**Stated goal:**
Leave the pictures out. Return all other data exactly.

**Data segment:**
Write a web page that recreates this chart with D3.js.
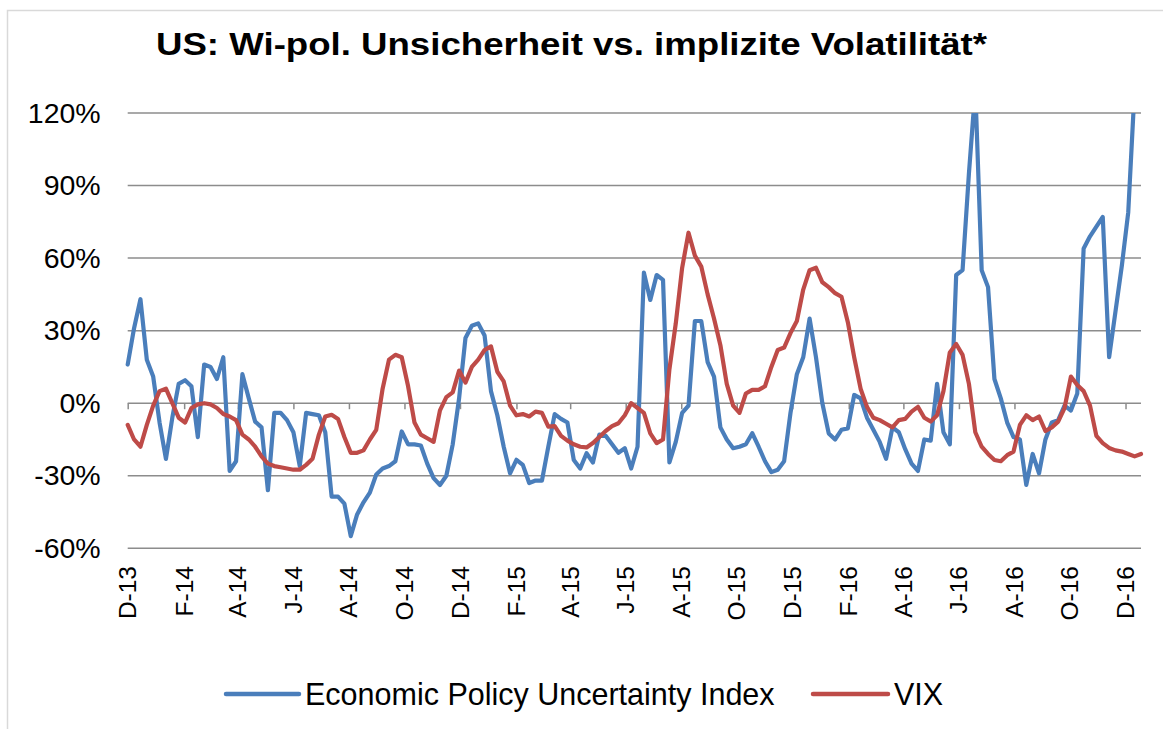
<!DOCTYPE html>
<html><head><meta charset="utf-8">
<script src="https://cdn.jsdelivr.net/npm/d3@7"></script>
<style>
body{margin:0;background:#fff;}
svg{display:block;font-family:"Liberation Sans",Arial,sans-serif;}
</style>
</head><body>
<svg id="chart" width="1163" height="729"></svg>
<script>
// Weekly observations starting 1 Dec 2013 (% deviation)
const startDate = "2013-12-01";
const epu = [16,31,43,18,11,-8,-23,-6,8,9.5,7,-14,16,15,10,19,-28,-24,12,2,
  -7.6,-10,-36,-4,-4,-7,-12,-26,-4,-4.5,-5,-12,-38.6,-38.6,-41.5,-55,-46,-41,-37,-29.5,
  -27,-26,-24,-11.7,-17,-17,-17.5,-25,-31,-33.8,-30,-17,2,27,32,33,28,5,-5,-18,
  -29,-23.4,-25.5,-33,-32,-32,-18,-4.5,-6.5,-8,-23.5,-27,-20.7,-24.5,-13,-13.5,-17,-20.5,-18.6,-27,
  -18,54,42.7,53,51,-24.5,-16,-4,-1,34,34,17,11,-10,-15,-18.6,-18,-17,-12.4,-18,
  -24,-28.5,-27.5,-24,-4,12,19,35,19,0,-12.5,-15,-11,-10.4,3.4,2,-6,-11,-16,-23,
  -10,-12,-19,-25,-28,-15,-15.5,8,-12,-17,53,55,95,130,55,48,10,2,-8,-14,
  -15,-33.8,-21,-29,-15,-8,-7,-1,-3,4,64,69,73,77,19,38,57,79,130,140];
const vix = [-9,-15,-18,-9,-1,5,6,0,-6,-8,-2,-0.5,0,-0.5,-2,-4.5,-5.5,-7,-13,-15,
  -18,-22,-25,-26,-26.5,-27,-27.5,-27.5,-25.5,-23,-13,-5.5,-4.8,-6.5,-14,-20.5,-20.5,-19.5,-15,-11,
  6,18,20,19,7,-8,-13,-14.5,-16,-3,2.5,4.5,13.5,8.5,15,18,22,23.5,13,9,
  -1,-5,-4.5,-5.5,-3.5,-4,-9.7,-9.5,-13.5,-15.5,-17,-18,-18.3,-16.5,-14,-11.5,-9.5,-8.3,-5,0,
  -2,-4,-12.5,-16.5,-15,14,33,56,70.5,61,56.5,45,35,24,8,-1,-4,4,5.5,5.5,
  7,15,22,23,29,34,47,55,56,50,48,45.5,44,33.5,19,6,-1.5,-6,-7,-8.5,
  -10,-7,-6.5,-3.5,-1.5,-6,-7.6,-5,5,21,24.5,20,8,-12,-18,-21,-23.5,-24,-21.5,-20,
  -9,-5,-7,-5.5,-11.5,-10,-7.6,-2,11,7.5,5,-1,-13.5,-16.5,-18.5,-19.5,-20,-21,-22,-21];
const tickLabels = ["D-13","F-14","A-14","J-14","A-14","O-14","D-14","F-15","A-15","J-15",
  "A-15","O-15","D-15","F-16","A-16","J-16","A-16","O-16","D-16"];
const yTicks = [-60,-30,0,30,60,90,120];
const seriesNames = ["Economic Policy Uncertainty Index","VIX"];
const colors = ["#4A7EBB","#BE4B48"];
const title = "US: Wi-pol. Unsicherheit vs. implizite Volatilität*";

(function draw() {
const svg = d3.select("#chart");
const start = new Date(startDate + "T00:00:00Z");
const dates = epu.map((_, i) => d3.utcDay.offset(start, 7 * i));
const pL = 127.7, pR = 1141, pT = 113, pB = 548.3;

const x = d3.scaleUtc().domain([start, dates[dates.length - 1]]).range([pL, pR]);
const y = d3.scaleLinear().domain([-60, 120]).range([pB, pT]);

// chart area border
svg.append("rect").attr("x", 7.5).attr("y", 10.5).attr("width", 1170).attr("height", 740)
  .attr("fill", "#fff").attr("stroke", "#D9D9D9").attr("stroke-width", 1.5);

// title
svg.append("text").attr("x", 156).attr("y", 55)
  .attr("font-weight", "bold").attr("font-size", 32).attr("fill", "#000")
  .attr("textLength", 831).attr("lengthAdjust", "spacingAndGlyphs")
  .text(title);

// gridlines
svg.append("g").selectAll("line").data(yTicks.filter(d => d !== 0)).join("line")
  .attr("x1", pL).attr("x2", pR).attr("y1", d => y(d)).attr("y2", d => y(d))
  .attr("stroke", "#8C8C8C").attr("stroke-width", 1.5);

// y axis labels
const yAxis = d3.axisLeft(y).tickValues(yTicks).tickSize(0).tickPadding(0).tickFormat(d => d + "%");
svg.append("g").attr("transform", `translate(${pL - 27},0)`).call(yAxis)
  .call(g => g.select(".domain").remove())
  .selectAll("text").attr("font-size", 28.5).attr("fill", "#000")
  .attr("font-family", "Liberation Sans, Arial, sans-serif");

// x axis line at 0 with ticks
const tickDates = d3.utcMonth.range(start, d3.utcDay.offset(dates[dates.length - 1], 1), 2);
const xAxis = d3.axisBottom(x).tickValues(tickDates).tickSize(6).tickFormat("");
svg.append("g").attr("transform", `translate(0,${y(0)})`).call(xAxis)
  .call(g => g.select(".domain").attr("stroke", "#8C8C8C").attr("stroke-width", 1.5)
    .attr("d", `M${pL},0H${pR}`))
  .call(g => g.selectAll(".tick line").attr("stroke", "#8C8C8C").attr("stroke-width", 1.5));

// x labels (low position)
svg.append("g").selectAll("text").data(tickDates).join("text")
  .attr("transform", d => `translate(${x(d) + 8.5},566) rotate(-90)`)
  .attr("text-anchor", "end").attr("font-size", 24.5).attr("fill", "#000")
  .text((d, i) => tickLabels[i]);

// clip
svg.append("clipPath").attr("id", "plotclip").append("rect")
  .attr("x", pL - 4).attr("y", pT).attr("width", pR - pL + 8).attr("height", pB - pT + 4);

const line = d3.line().x((d, i) => x(dates[i])).y(d => y(d));
const g = svg.append("g").attr("clip-path", "url(#plotclip)");
[epu, vix].forEach((s, k) => {
  g.append("path").datum(s).attr("d", line).attr("fill", "none")
    .attr("stroke", colors[k]).attr("stroke-width", 4.2)
    .attr("stroke-linejoin", "round").attr("stroke-linecap", "round");
});

// legend
const legend = svg.append("g");
const items = [{x1: 226, x2: 299, tx: 305}, {x1: 813, x2: 888, tx: 894}];
items.forEach((it, k) => {
  legend.append("line").attr("x1", it.x1).attr("x2", it.x2).attr("y1", 694).attr("y2", 694)
    .attr("stroke", colors[k]).attr("stroke-width", 4.5).attr("stroke-linecap", "round");
  legend.append("text").attr("x", it.tx).attr("y", 705).attr("font-size", 30.5).attr("fill", "#000")
    .text(seriesNames[k]);
});
})();
</script>
</body></html>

**Final result:**
Write a web page that recreates this chart with D3.js.
<!DOCTYPE html>
<html><head><meta charset="utf-8">
<script src="https://cdn.jsdelivr.net/npm/d3@7"></script>
<style>
body{margin:0;background:#fff;}
svg{display:block;font-family:"Liberation Sans",Arial,sans-serif;}
</style>
</head><body>
<svg id="chart" width="1163" height="729"></svg>
<script>
// Weekly observations starting 1 Dec 2013 (% deviation)
const startDate = "2013-12-01";
const epu = [16,31,43,18,11,-8,-23,-6,8,9.5,7,-14,16,15,10,19,-28,-24,12,2,
  -7.6,-10,-36,-4,-4,-7,-12,-26,-4,-4.5,-5,-12,-38.6,-38.6,-41.5,-55,-46,-41,-37,-29.5,
  -27,-26,-24,-11.7,-17,-17,-17.5,-25,-31,-33.8,-30,-17,2,27,32,33,28,5,-5,-18,
  -29,-23.4,-25.5,-33,-32,-32,-18,-4.5,-6.5,-8,-23.5,-27,-20.7,-24.5,-13,-13.5,-17,-20.5,-18.6,-27,
  -18,54,42.7,53,51,-24.5,-16,-4,-1,34,34,17,11,-10,-15,-18.6,-18,-17,-12.4,-18,
  -24,-28.5,-27.5,-24,-4,12,19,35,19,0,-12.5,-15,-11,-10.4,3.4,2,-6,-11,-16,-23,
  -10,-12,-19,-25,-28,-15,-15.5,8,-12,-17,53,55,95,130,55,48,10,2,-8,-14,
  -15,-33.8,-21,-29,-15,-8,-7,-1,-3,4,64,69,73,77,19,38,57,79,130,140];
const vix = [-9,-15,-18,-9,-1,5,6,0,-6,-8,-2,-0.5,0,-0.5,-2,-4.5,-5.5,-7,-13,-15,
  -18,-22,-25,-26,-26.5,-27,-27.5,-27.5,-25.5,-23,-13,-5.5,-4.8,-6.5,-14,-20.5,-20.5,-19.5,-15,-11,
  6,18,20,19,7,-8,-13,-14.5,-16,-3,2.5,4.5,13.5,8.5,15,18,22,23.5,13,9,
  -1,-5,-4.5,-5.5,-3.5,-4,-9.7,-9.5,-13.5,-15.5,-17,-18,-18.3,-16.5,-14,-11.5,-9.5,-8.3,-5,0,
  -2,-4,-12.5,-16.5,-15,14,33,56,70.5,61,56.5,45,35,24,8,-1,-4,4,5.5,5.5,
  7,15,22,23,29,34,47,55,56,50,48,45.5,44,33.5,19,6,-1.5,-6,-7,-8.5,
  -10,-7,-6.5,-3.5,-1.5,-6,-7.6,-5,5,21,24.5,20,8,-12,-18,-21,-23.5,-24,-21.5,-20,
  -9,-5,-7,-5.5,-11.5,-10,-7.6,-2,11,7.5,5,-1,-13.5,-16.5,-18.5,-19.5,-20,-21,-22,-21];
const tickLabels = ["D-13","F-14","A-14","J-14","A-14","O-14","D-14","F-15","A-15","J-15",
  "A-15","O-15","D-15","F-16","A-16","J-16","A-16","O-16","D-16"];
const yTicks = [-60,-30,0,30,60,90,120];
const seriesNames = ["Economic Policy Uncertainty Index","VIX"];
const colors = ["#4A7EBB","#BE4B48"];
const title = "US: Wi-pol. Unsicherheit vs. implizite Volatilität*";

(function draw() {
const svg = d3.select("#chart");
const start = new Date(startDate + "T00:00:00Z");
const dates = epu.map((_, i) => d3.utcDay.offset(start, 7 * i));
const pL = 127.7, pR = 1141, pT = 113, pB = 548.3;

const x = d3.scaleUtc().domain([start, dates[dates.length - 1]]).range([pL, pR]);
const y = d3.scaleLinear().domain([-60, 120]).range([pB, pT]);

// chart area border
svg.append("rect").attr("x", 7.5).attr("y", 10.5).attr("width", 1170).attr("height", 740)
  .attr("fill", "#fff").attr("stroke", "#D9D9D9").attr("stroke-width", 1.5);

// title
svg.append("text").attr("x", 156).attr("y", 55)
  .attr("font-weight", "bold").attr("font-size", 32).attr("fill", "#000")
  .attr("textLength", 831).attr("lengthAdjust", "spacingAndGlyphs")
  .text(title);

// gridlines
svg.append("g").selectAll("line").data(yTicks.filter(d => d !== 0)).join("line")
  .attr("x1", pL).attr("x2", pR).attr("y1", d => y(d)).attr("y2", d => y(d))
  .attr("stroke", "#8C8C8C").attr("stroke-width", 1.5);

// y axis labels
const yAxis = d3.axisLeft(y).tickValues(yTicks).tickSize(0).tickPadding(0).tickFormat(d => d + "%");
svg.append("g").attr("transform", `translate(${pL - 27},0)`).call(yAxis)
  .call(g => g.select(".domain").remove())
  .selectAll("text").attr("font-size", 28.5).attr("fill", "#000")
  .attr("font-family", "Liberation Sans, Arial, sans-serif");

// x axis line at 0 with ticks
const tickDates = d3.utcMonth.range(start, d3.utcDay.offset(dates[dates.length - 1], 1), 2);
const xAxis = d3.axisBottom(x).tickValues(tickDates).tickSize(6).tickFormat("");
svg.append("g").attr("transform", `translate(0,${y(0)})`).call(xAxis)
  .call(g => g.select(".domain").attr("stroke", "#8C8C8C").attr("stroke-width", 1.5)
    .attr("d", `M${pL},0H${pR}`))
  .call(g => g.selectAll(".tick line").attr("stroke", "#8C8C8C").attr("stroke-width", 1.5));

// x labels (low position)
svg.append("g").selectAll("text").data(tickDates).join("text")
  .attr("transform", d => `translate(${x(d) + 8.5},566) rotate(-90)`)
  .attr("text-anchor", "end").attr("font-size", 24.5).attr("fill", "#000")
  .text((d, i) => tickLabels[i]);

// clip
svg.append("clipPath").attr("id", "plotclip").append("rect")
  .attr("x", pL - 4).attr("y", pT).attr("width", pR - pL + 8).attr("height", pB - pT + 4);

const line = d3.line().x((d, i) => x(dates[i])).y(d => y(d));
const g = svg.append("g").attr("clip-path", "url(#plotclip)");
[epu, vix].forEach((s, k) => {
  g.append("path").datum(s).attr("d", line).attr("fill", "none")
    .attr("stroke", colors[k]).attr("stroke-width", 4.2)
    .attr("stroke-linejoin", "round").attr("stroke-linecap", "round");
});

// legend
const legend = svg.append("g");
const items = [{x1: 226, x2: 299, tx: 305}, {x1: 813, x2: 888, tx: 894}];
items.forEach((it, k) => {
  legend.append("line").attr("x1", it.x1).attr("x2", it.x2).attr("y1", 694).attr("y2", 694)
    .attr("stroke", colors[k]).attr("stroke-width", 4.5).attr("stroke-linecap", "round");
  legend.append("text").attr("x", it.tx).attr("y", 705).attr("font-size", 30.5).attr("fill", "#000")
    .text(seriesNames[k]);
});
})();
</script>
</body></html>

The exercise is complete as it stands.